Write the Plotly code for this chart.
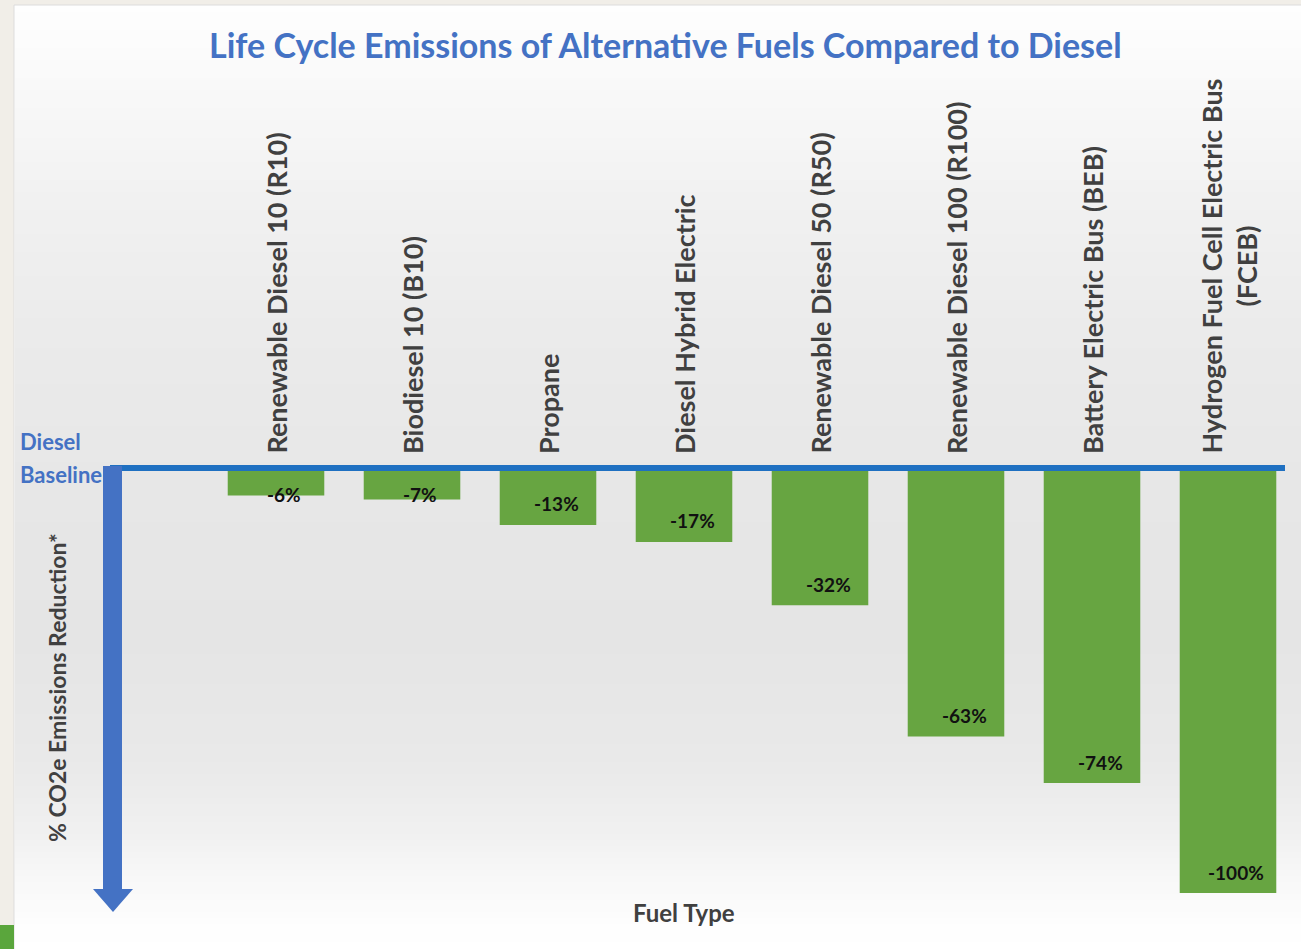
import plotly.graph_objects as go

# ---- data ----
categories = [
    "Renewable Diesel 10 (R10)",
    "Biodiesel 10 (B10)",
    "Propane",
    "Diesel Hybrid Electric",
    "Renewable Diesel 50 (R50)",
    "Renewable Diesel 100 (R100)",
    "Battery Electric Bus (BEB)",
    "Hydrogen Fuel Cell Electric Bus<br>(FCEB)",
]
reduction_pct = [-6, -7, -13, -17, -32, -63, -74, -100]
bar_text = [f"{v}%" for v in reduction_pct]

W, H = 1301, 949
PL, PR, PT, PB = 208, 1296, 470, 893  # plot area in pixels
Y_MIN, Y_MAX = -100, 0


def px(x):
    return (x - PL) / (PR - PL)


def py(y):
    return (PB - y) / (PB - PT)


FONT = "Lato"
fig = go.Figure()
fig.add_trace(go.Bar(
    x=list(range(len(categories))),
    y=reduction_pct,
    marker=dict(color="#67a541", line=dict(width=0)),
    hoverinfo="skip",
))

shapes = []
# slide background
shapes.append(dict(type="rect", xref="paper", yref="paper", layer="below",
                   x0=px(14), x1=px(W + 2), y0=py(H + 2), y1=py(5),
                   fillcolor="#ffffff", line=dict(color="#dcdcdc", width=1)))


# smooth vertical gradient (decorative background)
stops = [(6, 254), (100, 248), (200, 241), (330, 235), (480, 231),
         (640, 229), (760, 233), (830, 240), (880, 248), (930, 254), (948, 255)]


def grey_at(y):
    for (ya, ga), (yb, gb) in zip(stops[:-1], stops[1:]):
        if ya <= y <= yb:
            return ga + (gb - ga) * (y - ya) / (yb - ya)
    return 255


y = 6
step = 6
while y < 948:
    g = int(round(grey_at(y + step / 2)))
    shapes.append(dict(type="rect", xref="paper", yref="paper", layer="below",
                       x0=px(15), x1=px(W + 2), y0=py(min(y + step, 948)), y1=py(y),
                       fillcolor=f"rgb({g},{g},{g})", line=dict(width=0)))
    y += step

# green corner piece
shapes.append(dict(type="rect", xref="paper", yref="paper", layer="below",
                   x0=px(0), x1=px(14), y0=py(H + 2), y1=py(925),
                   fillcolor="#5aa63c", line=dict(width=0)))
# baseline line
shapes.append(dict(type="line", xref="paper", yref="paper", layer="above",
                   x0=px(110), x1=px(1285), y0=py(468), y1=py(468),
                   line=dict(color="#1f70c1", width=6)))
# vertical arrow shaft
shapes.append(dict(type="rect", xref="paper", yref="paper", layer="above",
                   x0=px(103), x1=px(122), y0=py(890), y1=py(466),
                   fillcolor="#4472c4", line=dict(width=0)))
# arrow head
x_a, x_b, x_c = px(93), px(133), px(113)
y_a, y_c = py(889), py(912)
shapes.append(dict(type="path", xref="paper", yref="paper", layer="above",
                   path=f"M {x_a} {y_a} L {x_b} {y_a} L {x_c} {y_c} Z",
                   fillcolor="#4472c4", line=dict(width=0)))

annotations = []
# category labels (rotated, above the baseline)
for i, c in enumerate(categories):
    annotations.append(dict(
        x=i, y=1, xref="x", yref="paper", yshift=14,
        text=c, textangle=-90, showarrow=False,
        xanchor="center", yanchor="bottom", align="center",
        font=dict(family=FONT, size=27, color="#404040", weight="bold"),
    ))
# value labels inside bar ends
px_per_unit = (PB - PT) / (Y_MAX - Y_MIN)
for i, (v, t) in enumerate(zip(reduction_pct, bar_text)):
    bottom_px = PT + (Y_MAX - v) * px_per_unit
    shift = min(21, bottom_px - 494)
    annotations.append(dict(
        x=i, y=v, xref="x", yref="y", text=t, showarrow=False,
        xanchor="center", yanchor="middle", xshift=8, yshift=shift,
        font=dict(family=FONT, size=19, color="#111111", weight="bold"),
    ))
annotations.append(dict(
    x=px(18), y=py(441), xref="paper", yref="paper", text="Diesel",
    showarrow=False, xanchor="left", yanchor="middle",
    font=dict(family=FONT, size=22, color="#4472c4", weight="bold")))
annotations.append(dict(
    x=px(18), y=py(474), xref="paper", yref="paper", text="Baseline",
    showarrow=False, xanchor="left", yanchor="middle",
    font=dict(family=FONT, size=22, color="#4472c4", weight="bold")))
annotations.append(dict(
    x=px(57), y=py(688), xref="paper", yref="paper",
    text="% CO2e Emissions Reduction*", textangle=-90,
    showarrow=False, xanchor="center", yanchor="middle",
    font=dict(family=FONT, size=23, color="#404040", weight="bold")))
annotations.append(dict(
    x=px(684), y=py(912), xref="paper", yref="paper", text="Fuel Type",
    showarrow=False, xanchor="center", yanchor="middle",
    font=dict(family=FONT, size=24, color="#404040", weight="bold")))
annotations.append(dict(
    x=px(665), y=py(44), xref="paper", yref="paper",
    text="Life Cycle Emissions of Alternative Fuels Compared to Diesel",
    showarrow=False, xanchor="center", yanchor="middle",
    font=dict(family=FONT, size=34, color="#4472c4", weight="bold")))

fig.update_layout(
    width=W, height=H,
    margin=dict(l=PL, r=W - PR, t=PT, b=H - PB, pad=0),
    paper_bgcolor="#f1eee8",
    plot_bgcolor="rgba(0,0,0,0)",
    showlegend=False,
    bargap=0.29,
    shapes=shapes,
    annotations=annotations,
    xaxis=dict(range=[-0.5, len(categories) - 0.5], showticklabels=False,
               showgrid=False, zeroline=False, showline=False, ticks=""),
    yaxis=dict(range=[Y_MIN, Y_MAX], showticklabels=False, showgrid=False,
               zeroline=False, showline=False, ticks=""),
)

fig.write_html(
    "out.html",
    config={"displayModeBar": False},
    post_script="document.body.style.margin='0px';document.body.style.overflow='hidden';",
)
+++++
- [WHAT IS EXPECTED]: Reproduce the data above in full, exactly as it is, with the pictures left out.

- [REPLY]:
Write the Plotly code for this chart.
import plotly.graph_objects as go

# ---- data ----
categories = [
    "Renewable Diesel 10 (R10)",
    "Biodiesel 10 (B10)",
    "Propane",
    "Diesel Hybrid Electric",
    "Renewable Diesel 50 (R50)",
    "Renewable Diesel 100 (R100)",
    "Battery Electric Bus (BEB)",
    "Hydrogen Fuel Cell Electric Bus<br>(FCEB)",
]
reduction_pct = [-6, -7, -13, -17, -32, -63, -74, -100]
bar_text = [f"{v}%" for v in reduction_pct]

W, H = 1301, 949
PL, PR, PT, PB = 208, 1296, 470, 893  # plot area in pixels
Y_MIN, Y_MAX = -100, 0


def px(x):
    return (x - PL) / (PR - PL)


def py(y):
    return (PB - y) / (PB - PT)


FONT = "Lato"
fig = go.Figure()
fig.add_trace(go.Bar(
    x=list(range(len(categories))),
    y=reduction_pct,
    marker=dict(color="#67a541", line=dict(width=0)),
    hoverinfo="skip",
))

shapes = []
# slide background
shapes.append(dict(type="rect", xref="paper", yref="paper", layer="below",
                   x0=px(14), x1=px(W + 2), y0=py(H + 2), y1=py(5),
                   fillcolor="#ffffff", line=dict(color="#dcdcdc", width=1)))


# smooth vertical gradient (decorative background)
stops = [(6, 254), (100, 248), (200, 241), (330, 235), (480, 231),
         (640, 229), (760, 233), (830, 240), (880, 248), (930, 254), (948, 255)]


def grey_at(y):
    for (ya, ga), (yb, gb) in zip(stops[:-1], stops[1:]):
        if ya <= y <= yb:
            return ga + (gb - ga) * (y - ya) / (yb - ya)
    return 255


y = 6
step = 6
while y < 948:
    g = int(round(grey_at(y + step / 2)))
    shapes.append(dict(type="rect", xref="paper", yref="paper", layer="below",
                       x0=px(15), x1=px(W + 2), y0=py(min(y + step, 948)), y1=py(y),
                       fillcolor=f"rgb({g},{g},{g})", line=dict(width=0)))
    y += step

# green corner piece
shapes.append(dict(type="rect", xref="paper", yref="paper", layer="below",
                   x0=px(0), x1=px(14), y0=py(H + 2), y1=py(925),
                   fillcolor="#5aa63c", line=dict(width=0)))
# baseline line
shapes.append(dict(type="line", xref="paper", yref="paper", layer="above",
                   x0=px(110), x1=px(1285), y0=py(468), y1=py(468),
                   line=dict(color="#1f70c1", width=6)))
# vertical arrow shaft
shapes.append(dict(type="rect", xref="paper", yref="paper", layer="above",
                   x0=px(103), x1=px(122), y0=py(890), y1=py(466),
                   fillcolor="#4472c4", line=dict(width=0)))
# arrow head
x_a, x_b, x_c = px(93), px(133), px(113)
y_a, y_c = py(889), py(912)
shapes.append(dict(type="path", xref="paper", yref="paper", layer="above",
                   path=f"M {x_a} {y_a} L {x_b} {y_a} L {x_c} {y_c} Z",
                   fillcolor="#4472c4", line=dict(width=0)))

annotations = []
# category labels (rotated, above the baseline)
for i, c in enumerate(categories):
    annotations.append(dict(
        x=i, y=1, xref="x", yref="paper", yshift=14,
        text=c, textangle=-90, showarrow=False,
        xanchor="center", yanchor="bottom", align="center",
        font=dict(family=FONT, size=27, color="#404040", weight="bold"),
    ))
# value labels inside bar ends
px_per_unit = (PB - PT) / (Y_MAX - Y_MIN)
for i, (v, t) in enumerate(zip(reduction_pct, bar_text)):
    bottom_px = PT + (Y_MAX - v) * px_per_unit
    shift = min(21, bottom_px - 494)
    annotations.append(dict(
        x=i, y=v, xref="x", yref="y", text=t, showarrow=False,
        xanchor="center", yanchor="middle", xshift=8, yshift=shift,
        font=dict(family=FONT, size=19, color="#111111", weight="bold"),
    ))
annotations.append(dict(
    x=px(18), y=py(441), xref="paper", yref="paper", text="Diesel",
    showarrow=False, xanchor="left", yanchor="middle",
    font=dict(family=FONT, size=22, color="#4472c4", weight="bold")))
annotations.append(dict(
    x=px(18), y=py(474), xref="paper", yref="paper", text="Baseline",
    showarrow=False, xanchor="left", yanchor="middle",
    font=dict(family=FONT, size=22, color="#4472c4", weight="bold")))
annotations.append(dict(
    x=px(57), y=py(688), xref="paper", yref="paper",
    text="% CO2e Emissions Reduction*", textangle=-90,
    showarrow=False, xanchor="center", yanchor="middle",
    font=dict(family=FONT, size=23, color="#404040", weight="bold")))
annotations.append(dict(
    x=px(684), y=py(912), xref="paper", yref="paper", text="Fuel Type",
    showarrow=False, xanchor="center", yanchor="middle",
    font=dict(family=FONT, size=24, color="#404040", weight="bold")))
annotations.append(dict(
    x=px(665), y=py(44), xref="paper", yref="paper",
    text="Life Cycle Emissions of Alternative Fuels Compared to Diesel",
    showarrow=False, xanchor="center", yanchor="middle",
    font=dict(family=FONT, size=34, color="#4472c4", weight="bold")))

fig.update_layout(
    width=W, height=H,
    margin=dict(l=PL, r=W - PR, t=PT, b=H - PB, pad=0),
    paper_bgcolor="#f1eee8",
    plot_bgcolor="rgba(0,0,0,0)",
    showlegend=False,
    bargap=0.29,
    shapes=shapes,
    annotations=annotations,
    xaxis=dict(range=[-0.5, len(categories) - 0.5], showticklabels=False,
               showgrid=False, zeroline=False, showline=False, ticks=""),
    yaxis=dict(range=[Y_MIN, Y_MAX], showticklabels=False, showgrid=False,
               zeroline=False, showline=False, ticks=""),
)

fig.write_html(
    "out.html",
    config={"displayModeBar": False},
    post_script="document.body.style.margin='0px';document.body.style.overflow='hidden';",
)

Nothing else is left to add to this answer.